How? The new study, published in Nature, offers an answer.
Tunnel Networks
Lab experiments mimicking early Earth usually start with well-defined ingredients that have already been purified. Scientists also clean up intermediate side-products, especially for multiple chemical reaction steps.
The process often results in “vanishingly small concentrations of the desired product,” or its creation can even be completely inhibited, wrote the team. The reactions also require multiple spatially separated chambers, which hardly resembles Earth’s natural environment.
The new study took inspiration from geology. Early Earth had complex networks of water-filled cracks found in a variety of rocks in volcanos and geothermal systems. The cracks, generated by overheating rocks, formed natural “straws” that could potentially filter a complex mix of molecules using a heat gradient.
Each molecule favors a preferred temperature based on its size and electrical charge. When exposed to different temperatures, it naturally moves towards its ideal pick. Called thermophoresis, the process separates a soup of ingredients into multiple distinct layers in one step.
The team mimicked a single thin rock fracture using a heat flow chamber. Roughly the size of a bank card, the chamber had tiny cracks 170 micrometers across, about the width of a human hair. To create a temperature gradient, one side of the chamber was heated to 104 degrees Fahrenheit and the other end chilled to 77 degrees Fahrenheit.
In a first test, the team added a mix of prebiotic compounds that included amino acids and DNA nucleotides into the chamber. After 18 hours, the components separated into layers like tiramisu. For example, glycine—the smallest of amino acids—became concentrated towards the top, whereas other amino acids with higher thermophoretic strength stuck to the bottom. Similarly, DNA letters and other life-sustaining chemicals also separated in the cracks, with some enriched by up to 45 percent.
Although promising, the system didn’t resemble early Earth, which had highly interconnected cracks varying in size. To better mimic natural conditions, the team next strung up three chambers, with the first branching into two others. This was roughly 23 times more efficient at enriching prebiotic chemicals than a single chamber.
Using a computer simulation, the team then modeled the behavior of a 20-by-20 interlinked chamber system, using a realistic flow rate of prebiotic chemicals. The chambers further enriched the brew, with glycine enriching over 2,000 times more than another amino acids.
Chemical Reactions
Cleaner ingredients are a great start for the formation of complex molecules. But lots of chemical reaction require additional chemicals, which also need to be enriched. Here, the team zeroed in on a reaction stitching two glycine molecules together.
At the heart is trimetaphosphate (TMP), which helps guide the reaction.

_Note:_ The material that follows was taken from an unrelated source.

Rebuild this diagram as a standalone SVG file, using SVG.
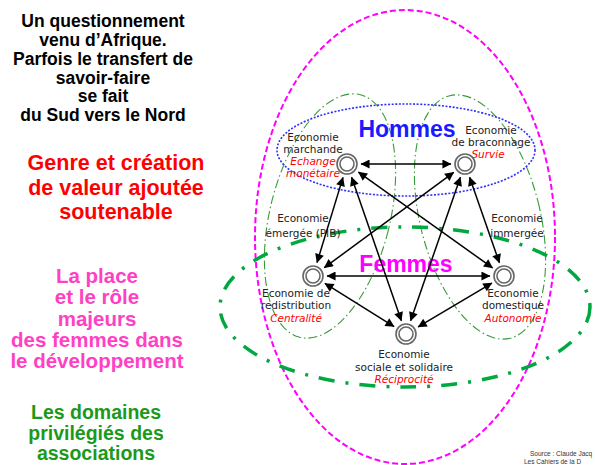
<svg xmlns="http://www.w3.org/2000/svg" width="595" height="465" viewBox="0 0 595 465">
<style>
.lt{font-family:"Liberation Sans",Arial,sans-serif;font-weight:bold;text-anchor:middle}
.nl{font-family:"DejaVu Sans",sans-serif;font-size:10.5px;fill:#222;text-anchor:middle}
.ni{font-family:"DejaVu Sans",sans-serif;font-size:10.5px;fill:#ff0000;font-style:italic;text-anchor:middle}
.edge{stroke:#000;stroke-width:1.5;fill:none;marker-start:url(#ah);marker-end:url(#ah)}
.node circle{fill:#fff;stroke:#666;stroke-width:1.6}
.thin{fill:none;stroke:#3a9a3a;stroke-width:1.1;stroke-dasharray:9 3 1.5 3}
</style>
<defs>
<marker id="ah" viewBox="0 0 10 10" refX="9.5" refY="5" markerWidth="10" markerHeight="9" markerUnits="userSpaceOnUse" orient="auto-start-reverse">
<path d="M0,0 L10,5 L0,10 z" fill="#000"/>
</marker>
</defs>
<rect width="595" height="465" fill="#fff"/>

<g id="left-text">
<g class="lt" font-size="17.5" fill="#000">
<text x="103" y="27">Un questionnement</text>
<text x="103" y="46">venu d’Afrique.</text>
<text x="103" y="65">Parfois le transfert de</text>
<text x="103" y="84">savoir-faire</text>
<text x="103" y="102">se fait</text>
<text x="103" y="121">du Sud vers le Nord</text>
</g>
<g class="lt" font-size="21.5" fill="#ff0000">
<text x="116" y="170">Genre et création</text>
<text x="116" y="195">de valeur ajoutée</text>
<text x="116" y="219">soutenable</text>
</g>
<g class="lt" font-size="20.5" fill="#ff3fc4">
<text x="97" y="283">La place</text>
<text x="97" y="304">et le rôle</text>
<text x="97" y="326">majeurs</text>
<text x="97" y="347">des femmes dans</text>
<text x="97" y="368">le développement</text>
</g>
<g class="lt" font-size="19.5" fill="#1a9a1a">
<text x="96" y="419">Les domaines</text>
<text x="96" y="440">privilégiés des</text>
<text x="96" y="460">associations</text>
</g>
</g>

<g id="zones">
<ellipse id="zone-global" cx="405" cy="237" rx="150" ry="227" fill="none" stroke="#ff00ff" stroke-width="2" stroke-dasharray="6 3"/>
<ellipse id="zone-left" class="thin" cx="330" cy="216" rx="60" ry="125" transform="rotate(14 330 216)"/>
<ellipse id="zone-right" class="thin" cx="480" cy="217" rx="60" ry="125" transform="rotate(-14 480 217)"/>
<ellipse id="zone-hommes" cx="406" cy="150" rx="129" ry="46" fill="none" stroke="#2e2eff" stroke-width="1.6" stroke-dasharray="2 1.6"/>
<ellipse id="zone-femmes" cx="405" cy="307" rx="185" ry="80" fill="none" stroke="#00a840" stroke-width="3.5" stroke-dasharray="16 11 3 11"/>
</g>

<g id="titles">
<text class="lt" x="407" y="137" font-size="23" fill="#1a1aff">Hommes</text>
<text class="lt" x="406" y="272" font-size="23" fill="#ff00ff">Femmes</text>
</g>

<g id="labels">
<text class="nl" x="313" y="141">Economie</text>
<text class="nl" x="313" y="153">marchande</text>
<text class="ni" x="313" y="165">Echange</text>
<text class="ni" x="313" y="177">monétaire</text>
<text class="nl" x="491" y="134">Economie</text>
<text class="nl" x="491" y="146">de braconnage</text>
<text class="ni" x="488" y="158">Survie</text>
<text class="nl" x="303" y="222">Economie</text>
<text class="nl" x="303" y="237">émergée (PIB)</text>
<text class="nl" x="517" y="222">Economie</text>
<text class="nl" x="517" y="237">immergée</text>
<text class="nl" x="296" y="297">Economie de</text>
<text class="nl" x="296" y="309">redistribution</text>
<text class="ni" x="296" y="322">Centralité</text>
<text class="nl" x="513" y="297">Economie</text>
<text class="nl" x="513" y="309">domestique</text>
<text class="ni" x="513" y="322">Autonomie</text>
<text class="nl" x="404" y="358">Economie</text>
<text class="nl" x="404" y="371">sociale et solidaire</text>
<text class="ni" x="404" y="383">Réciprocité</text>
</g>

<g id="connectors">
<line class="edge" x1="361" y1="164" x2="451" y2="164"/>
<line class="edge" x1="343" y1="177.4" x2="317" y2="262.6"/>
<line class="edge" x1="358.4" y1="172.1" x2="492.6" y2="267.9"/>
<line class="edge" x1="351.6" y1="177.2" x2="401.4" y2="320.8"/>
<line class="edge" x1="453.7" y1="172.3" x2="324.3" y2="267.7"/>
<line class="edge" x1="460.4" y1="177.2" x2="410.6" y2="320.8"/>
<line class="edge" x1="469.6" y1="177.2" x2="499.4" y2="262.8"/>
<line class="edge" x1="327" y1="276" x2="490" y2="276"/>
<line class="edge" x1="324.9" y1="283.4" x2="394.1" y2="326.6"/>
<line class="edge" x1="491.9" y1="283.1" x2="418.1" y2="326.9"/>
</g>

<g id="node-marchande" class="node"><circle cx="347" cy="164" r="10"/><circle cx="347" cy="164" r="7"/></g>
<g id="node-braconnage" class="node"><circle cx="465" cy="164" r="10"/><circle cx="465" cy="164" r="7"/></g>
<g id="node-redistribution" class="node"><circle cx="313" cy="276" r="10"/><circle cx="313" cy="276" r="7"/></g>
<g id="node-domestique" class="node"><circle cx="504" cy="276" r="10"/><circle cx="504" cy="276" r="7"/></g>
<g id="node-sociale" class="node"><circle cx="406" cy="334" r="10"/><circle cx="406" cy="334" r="7"/></g>

<g id="source" font-family="Liberation Sans, Arial, sans-serif" font-size="6.5" fill="#333">
<text x="530" y="456">Source : Claude Jacq</text>
<text x="524" y="464">Les Cahiers de la D</text>
</g>
</svg>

TMP is especially interesting for prebiotic chemistry, and it was scarce on early Earth, explained the team, which “makes its selective enrichment critical.” A single chamber increased TMP levels when mixed with other chemicals.
Using a computer simulation, a TMP and glycine mix increased the final product—a doubled glycine—by five orders of magnitude.
“These results show that otherwise challenging prebiotic reactions are massively boosted” with heat flows that selectively enrich chemicals in different regions, wrote the team.
In all, they tested over 50 prebiotic molecules and found the fractures readily separated them. Because each crack can have a different mix of molecules, it could explain the rise of multiple life-sustaining building blocks.
Still, how life’s building blocks came together to form organisms remains mysterious. Heat flows and rock fissures are likely just one piece of the puzzle. The ultimate test will be to see if, and how, these purified prebiotics link up to form a cell.